What is the correct terminology for javascript promises




I'm getting confused with the different terminology thrown around. From my understanding, a promise can be:



fulfilled
rejected
pending
settled
resolved
defer



Does resolve mean settled? or does it mean its fulfilled? and what the heck is defer?


Answer



Terminology can be hard.
Let's take from the Promises/A+ specification and the respective ES6 section that there are 3 states:




  • pending - the promise does not have taken a value yet, it's future is still uncertain.

  • fulfilled - the promise successfully got a result value "assigned"

  • rejected - the promise is given a reason why no result could be acquired, typically an error.




The term settled is a hyperonym for fulfilled and rejected, meaning either - the opposite of pending.



The dynamic verbs fulfill and reject describe changing the state from pending into either the fulfilled or rejected. These transitions are called fulfillment or rejection of the promise.

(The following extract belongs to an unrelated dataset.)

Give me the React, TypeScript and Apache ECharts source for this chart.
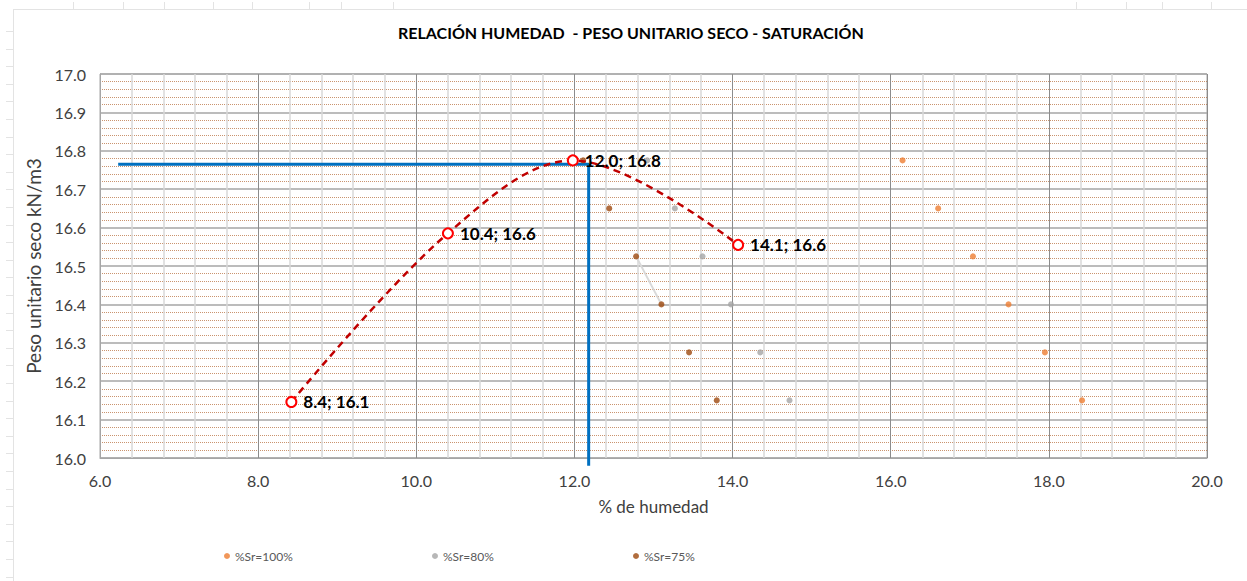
import React, { useEffect, useRef } from "react";
import * as echarts from "echarts";

// Compaction curve (humidity %, dry unit weight kN/m3)
const proctorX = [8.42, 10.4, 11.98, 14.07];
const proctorY = [16.146, 16.585, 16.775, 16.555];

// Saturation lines
const sat100X = [16.15, 16.6, 17.04, 17.49, 17.95, 18.42];
const sat100Y = [16.775, 16.65, 16.525, 16.4, 16.275, 16.15];
const sat80X = [12.92, 13.27, 13.62, 13.98, 14.35, 14.72];
const sat80Y = [16.775, 16.65, 16.525, 16.4, 16.275, 16.15];
const sat75X = [12.11, 12.44, 12.78, 13.1, 13.45, 13.8];
const sat75Y = [16.775, 16.65, 16.525, 16.4, 16.275, 16.15];

// Optimum reference lines
const optX = [6.23, 12.18, 12.18];
const optY = [16.765, 16.765, 15.98];

// Light grey segment
const segX = [12.78, 13.1];
const segY = [16.525, 16.4];

const seriesNames = ["%Sr=100%", "%Sr=80%", "%Sr=75%"];
const seriesColors = ["#ED7D31", "#A5A5A5", "#9E480E"];
const title = "RELACIÓN HUMEDAD  - PESO UNITARIO SECO - SATURACIÓN";
const xName = "% de humedad";
const yName = "Peso unitario seco kN/m3";

const zip = (xs: number[], ys: number[]) => xs.map((x, i) => [x, ys[i]]);

const FONT = "Lato, 'Open Sans', sans-serif";

export default function App() {
  const ref = useRef<HTMLDivElement>(null);
  useEffect(() => {
    if (!ref.current) return;
    const chart = echarts.init(ref.current, undefined, { renderer: "svg" });

    const topTicks = [73, 123, 164, 213, 252, 309, 341, 393, 1076, 1126, 1162, 1211];
    const leftTicks: number[] = [];
    for (let y = 31; y < 581; y += 17.6) leftTicks.push(Math.round(y) + 0.5);

    const graphic: any[] = [
      { type: "line", shape: { x1: 13, y1: 9.5, x2: 1247, y2: 9.5 }, style: { stroke: "#E3E3E3", lineWidth: 1 }, silent: true },
      { type: "line", shape: { x1: 13.5, y1: 9, x2: 13.5, y2: 581 }, style: { stroke: "#E3E3E3", lineWidth: 1 }, silent: true },
      ...topTicks.map((x) => ({ type: "line", shape: { x1: x + 0.5, y1: 2, x2: x + 0.5, y2: 9 }, style: { stroke: "#E3E3E3", lineWidth: 1 }, silent: true })),
      ...leftTicks.map((y) => ({ type: "line", shape: { x1: 6, y1: y, x2: 13, y2: y }, style: { stroke: "#E3E3E3", lineWidth: 1 }, silent: true })),
    ];

    const legendLefts = [224, 432, 633];

    chart.setOption({
      animation: false,
      backgroundColor: "#FFFFFF",
      textStyle: { fontFamily: FONT },
      graphic,
      title: {
        text: title,
        left: 393,
        top: 19,
        textStyle: { fontSize: 16, fontWeight: "bold", color: "#000000", fontFamily: FONT },
      },
      legend: seriesNames.map((n, i) => ({
        data: [n],
        left: legendLefts[i],
        top: 550,
        padding: 0,
        itemWidth: 6,
        itemHeight: 6,
        itemGap: 6,
        icon: "circle",
        textStyle: { fontSize: 12, color: "#595959", fontFamily: FONT },
      })),
      grid: {
        left: 100,
        top: 74,
        right: 40,
        bottom: 123,
        show: true,
        borderColor: "#A6A6A6",
        borderWidth: 1,
      },
      xAxis: {
        type: "value",
        min: 6,
        max: 20,
        interval: 2,
        name: xName,
        nameLocation: "middle",
        nameGap: 40,
        nameTextStyle: { fontSize: 17, color: "#404040", fontFamily: FONT },
        axisLine: { show: true, lineStyle: { color: "#A6A6A6" } },
        axisTick: { show: false },
        axisLabel: { fontSize: 16, color: "#404040", margin: 14, formatter: (v: number) => v.toFixed(1) },
        splitLine: { show: true, lineStyle: { color: "#8C8C8C", width: 1 } },
        minorTick: { show: false, splitNumber: 5 },
        minorSplitLine: { show: true, lineStyle: { color: "#D9D9D9", width: 1.5 } },
      },
      yAxis: {
        type: "value",
        min: 16,
        max: 17,
        interval: 0.1,
        name: yName,
        nameLocation: "middle",
        nameGap: 45,
        nameTextStyle: { fontSize: 19, color: "#404040", fontFamily: FONT },
        axisLine: { show: true, lineStyle: { color: "#A6A6A6" } },
        axisTick: { show: false },
        axisLabel: { fontSize: 16, color: "#404040", margin: 14, formatter: (v: number) => v.toFixed(1) },
        splitLine: { show: true, lineStyle: { color: "#A6A6A6", width: 1.5 } },
        minorTick: { show: false, splitNumber: 5 },
        minorSplitLine: { show: true, lineStyle: { color: "#B8703F", width: 1, type: [1, 1], opacity: 0.75 } },
      },
      series: [
        {
          name: "opt",
          type: "line",
          data: zip(optX, optY),
          symbol: "none",
          clip: false,
          silent: true,
          lineStyle: { color: "#0070C0", width: 3 },
          z: 3,
        },
        {
          name: "seg",
          type: "line",
          data: zip(segX, segY),
          symbol: "none",
          silent: true,
          lineStyle: { color: "#D9D9D9", width: 2 },
          z: 3,
        },
        ...seriesNames.map((n, i) => ({
          name: n,
          type: "scatter",
          data: [zip(sat100X, sat100Y), zip(sat80X, sat80Y), zip(sat75X, sat75Y)][i],
          symbolSize: 6,
          itemStyle: { color: seriesColors[i] },
          z: 4,
        })),
        {
          name: "Proctor",
          type: "line",
          smooth: 0.35,
          data: zip(proctorX, proctorY),
          symbol: "emptyCircle",
          symbolSize: 10,
          showAllSymbol: true,
          lineStyle: { color: "#C00000", width: 2.5, type: [7, 5] },
          itemStyle: { color: "#FF0000", borderColor: "#E00000", borderWidth: 1.5 },
          label: {
            show: true,
            position: "right",
            distance: 6,
            fontSize: 17,
            fontWeight: "bold",
            color: "#000000",
            fontFamily: FONT,
            formatter: (p: any) => `${p.value[0].toFixed(1)}; ${p.value[1].toFixed(1)}`,
          },
          z: 5,
        },
      ],
    });
    return () => chart.dispose();
  }, []);
  return (
    <div
      ref={ref}
      style={{ position: "fixed", left: 0, top: 0, width: 1247, height: 581 }}
    />
  );
}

Those were easy. Now, resolve is a different beast. It sometimes is used synonymous to "fulfill", but it would better be understood as settling the promise's fate to either fulfilled or rejected. The resolution (seldom: settlement) of a promise means that it leaves the pending state. But not even that is accurate - the problem is the recursive nature of the Promise Resolution Procedure:




  • resolving a promise with a "plain" value means fulfilling it

  • resolving a promise with a promise (or thenable) means adopting its state:





    • resolving with a fulfilled promise is a fulfillment

    • resolving with a rejected promise is a rejection

    • resolving with a pending promise means waiting for its resolution




Yes, if a promise is resolved it might not even be known whether it's going to be fulfilled or rejected. But it means the fate is no longer undetermined, as it's bound to the promise that we resolved with (notice that you can resolve a promise only once).



Ignoring this special case, a resolved promise usually means a settled promise.



Or, to cite the ECMAScript 6 Specification:




A promise is resolved if it is settled or if it has been “locked in” to match the state of another promise. Attempting to resolve or reject a resolved promise has no effect. A promise is unresolved if it is not resolved. An unresolved promise is always in the pending state. A resolved promise may be pending, fulfilled or rejected.









and what the heck is defer?




Deferring a result means that you return an (asynchronous) promise for the result, and not the result directly (synchronously). And also return a deferred rejection instead of throwing synchronously.



Notice that "defer" is also used in some libraries (Q) as the method name to construct a Deferred object - see this answer on The differences between Deferred, Promise and Future for a good explanation.
Oh, and never trust variable names: defer might as well be an abbreviated "deferredObject".